Upgrade

For those who visit the site rather than subscribing, you will notice a change in style. This is down to the upgrade to WordPress 1.5 which I have finally got round to putting into place. Will have a look at the various available templates at some point in the future, but at the moment the standard will just have to do!

One of the interesting things that this version of the software can do is create pages that are separate from the blog itself, so an ‘about me’ page is possible, or a longer page of links.

Aubade

Just in case, er, someone, is interested, I was reading Aubade by Philip Larkin for the nth time last night, just before I went to bed. Here it is. I don’t think this will land me in any trouble, copyright wise.

I work all day, and get half-drunk at night.
Waking at four to soundless dark, I stare.
In time the curtain edges will grow light.
Till then I see what’s really always there:
Unresting death, a whole day nearer now,
Making all thought impossible but how
And where and when I shall myself die.
Arid interrogation: yet the dread
Of dying, and being dead,
Flashes afresh to hold and horrify. 

The mind blanks at the glare. Not in remorse
– The good not done, the love not given, time
Torn off, unused – nor wretchedly because
An only life can take so long to climb
Clear of its wrong beginnings, and may never;
But at the total emptiness for ever,
The sure extinction that we travel to
And shall be lost in always. Not to be anywhere,
And soon; nothing more terrible, nothing more true.

This is a special way of being afraid
No trick dispels. Religion used to try,
That vast moth-eaten musical brocade
Created to pretend we never die,
And specious stuff that says No rational being
Can fear a thing it will not feel
, not seeing
That this is what we fear – no sight, no sound,
No touch or taste or smell, nothing to think with,
Nothing to love or link with,
The anaesthetic from which none come round.

And so it stays just on the edge of vision,
A small unfocused blur, a standing chill
That slows each impulse down to indecision.
Most things may never happen: this one will,
And realisation of it rages out
In furnace-fear when we are caught without
People or drink.
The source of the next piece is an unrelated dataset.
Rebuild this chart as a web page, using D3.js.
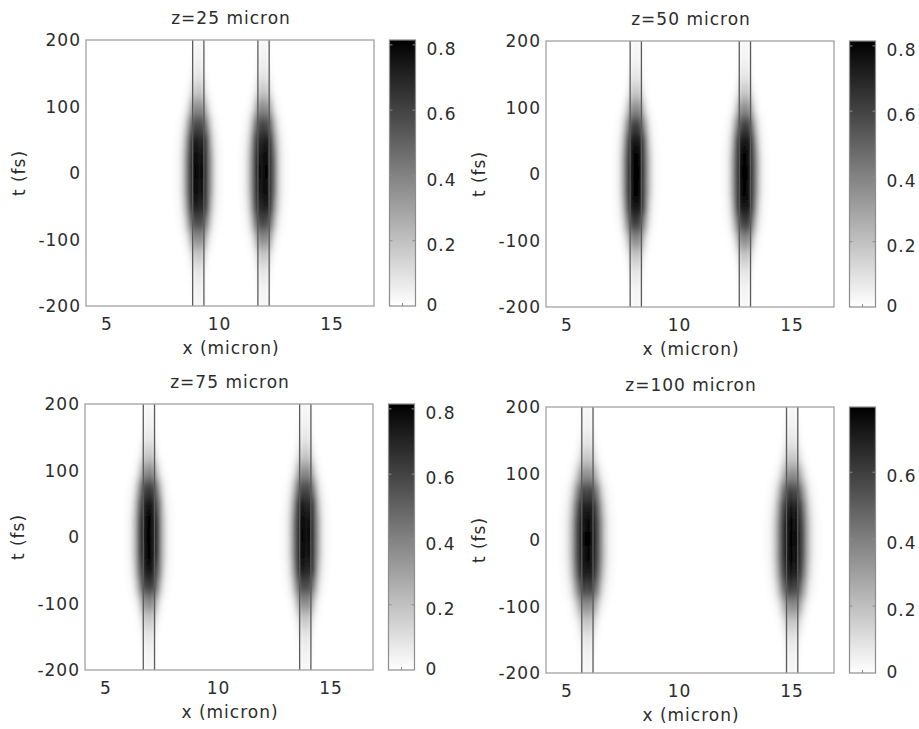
<!DOCTYPE html>
<html>
<head>
<meta charset="utf-8">
<script src="https://cdn.jsdelivr.net/npm/d3@7"></script>
<style>
    body { margin: 0; background: #ffffff; }
    text { font-family: "DejaVu Sans", sans-serif; font-size: 17px; fill: #2c2c2c; letter-spacing: 1px; }
</style>
</head>
<body>
<svg id="chart" width="919" height="729"></svg>
<script>
const titles = ["z=25 micron", "z=50 micron", "z=75 micron", "z=100 micron"];

// waveguide edges in micron, two guides per panel
const guideEdges = [
    [[8.85, 9.35], [11.75, 12.25]],
    [[7.85, 8.35], [12.7, 13.2]],
    [[6.7, 7.2], [13.65, 14.15]],
    [[5.7, 6.2], [14.8, 15.3]]
];
// peak intensity of the pulse in each guide
const peakValues = [[0.81, 0.81], [0.81, 0.81], [0.81, 0.81], [0.79, 0.79]];
// top of each colour bar
const colorMax = [0.815, 0.815, 0.815, 0.795];
// how wide the pulse spreads across the guide, per panel
const spread = [1, 0.95, 1, 1.15];

// pulse shape along t (fs), relative to peak
const tSamples = [-200, -175, -150, -125, -100, -75, -50, -25, 0, 25, 50, 75, 100, 125, 150, 175, 200];
const tProfile = [0.03, 0.05, 0.1, 0.22, 0.46, 0.76, 0.93, 0.99, 1, 0.99, 0.93, 0.76, 0.46, 0.22, 0.1, 0.05, 0.03];
// transverse width of the pulse at each t, relative to t = 0
const tWidth = [0.42, 0.46, 0.52, 0.62, 0.75, 0.88, 0.96, 1, 1, 1, 0.96, 0.88, 0.75, 0.62, 0.52, 0.46, 0.42];

// pulse shape across a guide (micron from guide centre), relative to peak
const xOffsets = [-1.2, -1.1, -1.0, -0.9, -0.8, -0.7, -0.6, -0.5, -0.4, -0.3, -0.2, -0.1, 0,
                  0.1, 0.2, 0.3, 0.4, 0.5, 0.6, 0.7, 0.8, 0.9, 1.0, 1.1, 1.2];
const xProfile = [0, 0.01, 0.02, 0.04, 0.09, 0.18, 0.32, 0.5, 0.7, 0.85, 0.95, 0.99, 1,
                  0.99, 0.95, 0.85, 0.7, 0.5, 0.32, 0.18, 0.09, 0.04, 0.02, 0.01, 0];

const xTicks = [5, 10, 15];
const yTicks = [-200, -100, 0, 100, 200];
const cbTicks = [0, 0.2, 0.4, 0.6, 0.8];

const origins = [[0, 0], [460, 1], [-1, 364], [460, 367]];
const plotW = 288, plotH = 266;
const frameColor = "#a2a2a2";
const guideColor = "#5a5a5a";

const svg = d3.select("#chart");
const defs = svg.append("defs");

const xScale = d3.scaleLinear().domain([4.11, 16.91]).range([0, plotW]);
const yScale = d3.scaleLinear().domain([-200, 200]).range([plotH, 0]);
const cbScale = d3.scaleLinear().range([plotH, 0]);

const tStep = 25, xStep = 0.1;

titles.forEach((title, p) => {
    const [ox, oy] = origins[p];
    const color = d3.scaleLinear().domain([0, colorMax[p]]).range(["#ffffff", "#000000"]).clamp(true);

    // blur so the sampled grid reads as a smooth field
    defs.append("filter")
        .attr("id", "blur" + p)
        .attr("filterUnits", "userSpaceOnUse")
        .attr("x", -40).attr("y", -40).attr("width", plotW + 80).attr("height", plotH + 80)
        .append("feGaussianBlur")
        .attr("stdDeviation", "1.3 6");
    defs.append("clipPath")
        .attr("id", "clip" + p)
        .append("rect")
        .attr("width", plotW).attr("height", plotH);

    const g = svg.append("g").attr("transform", `translate(${ox + 86},${oy + 40})`);

    // cells
    const cells = [];
    guideEdges[p].forEach((edge, gi) => {
        const centre = (edge[0] + edge[1]) / 2;
        tSamples.forEach((t, ti) => {
            const w = spread[p] * tWidth[ti];
            xOffsets.forEach((off, xi) => {
                cells.push({
                    x: centre + off * w,
                    w: xStep * w,
                    t: t,
                    v: peakValues[p][gi] * tProfile[ti] * xProfile[xi]
                });
            });
        });
    });

    const field = g.append("g").attr("clip-path", `url(#clip${p})`)
        .append("g").attr("filter", `url(#blur${p})`);
    field.append("rect")
        .attr("x", -40).attr("y", -40)
        .attr("width", plotW + 80).attr("height", plotH + 80)
        .attr("fill", "#ffffff");
    field.selectAll("rect.cell")
        .data(cells.filter(d => d.v > 0))
        .join("rect")
        .attr("class", "cell")
        .attr("x", d => xScale(d.x - d.w / 2))
        .attr("width", d => xScale(d.x + d.w / 2) - xScale(d.x - d.w / 2) + 0.3)
        .attr("y", d => yScale(d.t + tStep / 2))
        .attr("height", yScale(-200) - yScale(-200 + tStep) + 0.3)
        .attr("fill", d => color(d.v));

    // waveguide walls
    const walls = guideEdges[p].flat();
    g.selectAll("line.wall")
        .data(walls)
        .join("line")
        .attr("class", "wall")
        .attr("x1", d => xScale(d)).attr("x2", d => xScale(d))
        .attr("y1", 0).attr("y2", plotH)
        .attr("stroke", guideColor)
        .attr("stroke-width", 1.3);

    // frame
    g.append("rect")
        .attr("width", plotW).attr("height", plotH)
        .attr("fill", "none")
        .attr("stroke", frameColor)
        .attr("stroke-width", 1.3);

    // tick labels
    g.selectAll("text.xt")
        .data(xTicks)
        .join("text")
        .attr("class", "xt")
        .attr("x", d => xScale(d) + 1)
        .attr("y", plotH + 24)
        .attr("text-anchor", "middle")
        .text(d => d);

    g.selectAll("text.yt")
        .data(yTicks)
        .join("text")
        .attr("class", "yt")
        .attr("x", -5)
        .attr("y", d => yScale(d))
        .attr("dy", "0.36em")
        .attr("text-anchor", "end")
        .text(d => d);

    g.append("text")
        .attr("x", plotW / 2 + 1)
        .attr("y", -16)
        .attr("text-anchor", "middle")
        .text(title);

    g.append("text")
        .attr("x", plotW / 2 + 1)
        .attr("y", plotH + 48)
        .attr("text-anchor", "middle")
        .text("x (micron)");

    g.append("text")
        .attr("transform", `translate(-61,${plotH / 2}) rotate(-90)`)
        .attr("text-anchor", "middle")
        .text("t (fs)");

    // colour bar
    cbScale.domain([0, colorMax[p]]);
    const grad = defs.append("linearGradient")
        .attr("id", "cb" + p)
        .attr("x1", 0).attr("y1", 1).attr("x2", 0).attr("y2", 0);
    grad.selectAll("stop")
        .data(d3.range(0, 1.0001, 0.1))
        .join("stop")
        .attr("offset", d => d)
        .attr("stop-color", d => color(d * colorMax[p]));

    const cb = svg.append("g").attr("transform", `translate(${ox + 389.5},${oy + 40})`);
    cb.append("rect")
        .attr("width", 26).attr("height", plotH)
        .attr("fill", `url(#cb${p})`)
        .attr("stroke", "#8c8c8c")
        .attr("stroke-width", 1.2);

    const shown = cbTicks.filter(v => v <= colorMax[p]);
    cb.selectAll("path.tk")
        .data(shown.filter(v => v > 0))
        .join("path")
        .attr("class", "tk")
        .attr("d", v => `M0,${cbScale(v)}h3M26,${cbScale(v)}h-3`)
        .attr("stroke", "#8c8c8c")
        .attr("stroke-width", 1);
    cb.selectAll("path.bt")
        .data([0, 13, 26])
        .join("path")
        .attr("class", "bt")
        .attr("d", d => `M${d},${plotH}v-3`)
        .attr("stroke", "#8c8c8c")
        .attr("stroke-width", 1);

    cb.selectAll("text.cbt")
        .data(shown)
        .join("text")
        .attr("class", "cbt")
        .attr("x", 37)
        .attr("y", v => cbScale(v) + (v === 0 ? -1 : 4))
        .attr("dy", "0.36em")
        .text(v => v === 0 ? "0" : v.toFixed(1));
});
</script>
</body>
</html>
Courage is no good:
It means not scaring others. being brave
Lets no one off the grave.
Death is no different whined at than withstood.

Slowly light strengthens, and the room takes shape.
It stands plain as a wardrobe, what we know,
Have always known, know that we can’t escape,
Yet can’t accept. One side will have to go.
Meanwhile telephones crouch, getting ready to ring
In locked-up offices, and all the uncaring
Intricate rented world begins to rouse.
The sky is white as clay, with no sun.
Work has to be done.
Postmen like doctors go from house to house.

Grim stuff indeed. Still, it’s one of my favourites in spite (because of?) this…

Blogging’s Killer App

Steven Streight asks What is the Killer App for Blogs?

I wonder: has the killer app for blogs been realized yet?

What implementation of blogging holds the greatest promise for the future?

I really don’t think the perfect and ideal utilization of blogs is the digital diary.

Why? Because these are being abandoned, and the content in most cases is of little value or relevance to others. They are good therapy, personal expression outlets, but not the abode of great literary genius, in most cases.

I think there will be more blogs turning into, with much editorial refinement, books. Publishers will find it easy to discover new writing talent, see the blogger’s writing style right there on the screen.

Very interesting point about using blogs in the writing of a book. This is certainly a useful idea for non-fiction books. Using a blog is a great way of organising pieces of work and making them available to an audience of proof readers, as The Red Couch has proved. Not sure it will work the same way for fiction, though, which is a far more personal affair.

Blogging from East to West

Interesting article on the BBC News site about blogging:

Weblogs started off as a personal outpouring, a kind of digital diary.

If you work on the basis that a problem shared is a problem halved, you can share with millions and – who knows?

Now blogs feature everything from cant on cars, opinions on opera, to rants from the politically righteous East and West.

But not everyone is free to say what they think.

Reporters Sans Frontières campaigns for the rights of journalists in China, where the ability to turn a nice phrase in criticism can be frowned on from a height.

In fact, the list of things you cannot talk about in China is almost as long as the things you can, as Cai Chongguo, a Chinese dissident, explains.

“We can’t talk about police or military corruption.

“And of course we can’t say anything about workers or farmer demonstrations. All that’s taboo.

“According to Reporters Sans Frontières, at least 63 bloggers have been arrested, and most of those are publishing articles outside of the country.

“These are people who are really resisting government oppression.”